I remember a dance in the messhouse in '48 when there were ten white girls who lived in St. Anthony there. They were wonderfully graceful dancers—very agile and tireless. The principal round dance was a three step waltz without the reverse. It was danced very rapidly. The French four, danced in fours, facing, passing through, all around the room, was most popular. The square dances were exceedingly vigorous, all jigging on the corners and always taking fancy steps. We never went home until morning, dancing all the time with the greatest vim. This mess house stood between the river and the front door of the old Exposition Building.

The Red River carts used to come down from Fort Garry loaded with furs. There had been a white population in that part of the country and around Pembina long before there was any settlement in what is now Minnesota. The drivers were half breeds, sons of the traders and hunters. They always looked more Indian than white. In the early days, in remote places, where a white man lived with the Indians, his safety was assured if he took an Indian woman for his wife. These cart drivers generally wore buckskin clothes, tricked out so as to make them gay. They had regular camping places from twelve to fifteen miles apart, as that was a day's journey for these carts.

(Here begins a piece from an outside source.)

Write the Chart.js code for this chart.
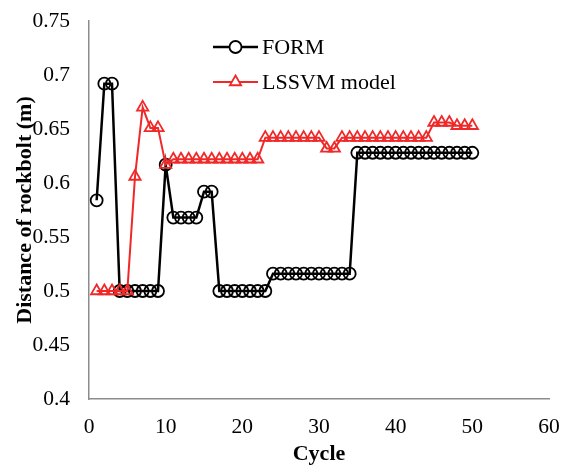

As there was not much to amuse us, we were always interested to see the carts and their squawking was endured, as it could not be cured. It could be heard three miles away. They came down the Main Road, afterwards called the Anoka road.

The lumber to face the first dam in '47 came from Marine. There had been a mill there since 1834, I believe.

We used to tap the maple trees in the forest on Nicollet Island. We had to keep guard to see that the Chippewas did not steal the sap.

The messhouse where I boarded, was of timber.